Nielsen's Online Campaign Ratings will help shift more dollars into digital but media agencies have suggested it's "not the messiah", while News Corp and Fairfax question whether third-party data can be more accurate than first-party data.
OCR launched in Australia in May this year. It uses Facebook data in a bid to provide better measurement of online campaigns – insight into who has seen the ads. It also puts online campaign measurement into the same terms as TV metrics, enabling advertisers to compare like with like across mediums. Data should also be available to advertisers the next day. Facebook has some 12 million accounts in Australia, more than half the population. As panels go, it's big.
Some publisher push-back was expected because there was a risk that the limitations of their data would be exposed when contrasted with a vast third-party source. But News Corp has turned the tables. Jason Barnes, digital commercial manager at News Corp, told a delegates at a conference hosted by Adap.tv in Sydney last week that Facebook's own data could be questionable.
He said that given global news companies with subscription models collected detailed first-party data "if OCR comes along and tells a different story, who are you going to believe and where is the accuracy of Facebook data going over the next five years?"
Patrick Darcy, director or programmatic trading at Mi9 expressed similar sentiment. "It's one tool and the start of something very important for industry... but we are not comfortable in using a panel when we have such rich first-party data."
Jessica White, data and platforms commercial manager at Fairfax , said OCR was a "step in the right direction ... but it is just two pieces of data: age and gender. In digital you can do so much more. There is a danger of just focusing on those metrics". First-party data, she said, meant Fairfax could for example target c-suite executives, whereas it was "very hard to get third-party data to verify that because it is [Fairfax's] unique data".

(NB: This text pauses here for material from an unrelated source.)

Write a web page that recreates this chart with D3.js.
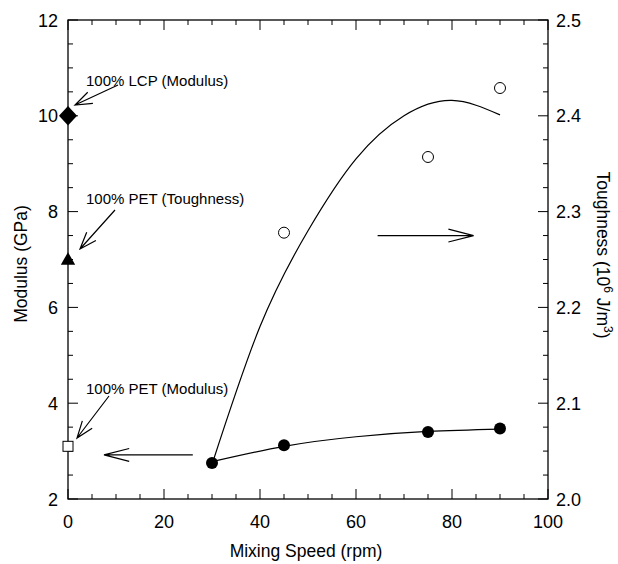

Media agencies and publishers alike thought OCR was a step in the right direction, but some suggested it was a blunt tool that required simplification. Ciaran Norris, digital director at Mindshare said OCR was "part of the road to success but not the messiah".
Its success would depend on how it was used and whether using it could be made simple and cost effective, he said. "If agencies use it to beat up publishers" or if "publishers use it to pump up prices" it would not be constructive, said Norris. "I would love to use it on everything that leaves the door... but it is still only a piece of the puzzle." He added that publishers needed "some leeway" in taking on the new tool because nothing could be "expected to work from day one".
Marketing directors were busy, he said, and any new metric system had to be made easy for them. "Clients are not screaming out for it. If you are a marketing director, media is a fraction of your day. You get beaten up by Coles and Woolies. The price of rice might change affecting your profits within your core cereal product. You might have a factory in the Philippines and we come up and [shout] OCR! So it needs to be simple and cost-effective."
Marc Lomas, managing director of Interpublic's online performance arm Cadreon, said OCR helped as a "stop gap" to move more dollars into digital. But he said it would be useful to "take out the delay in recovering the data to enable real-time optimisation... the time-lag is a bit of a killer".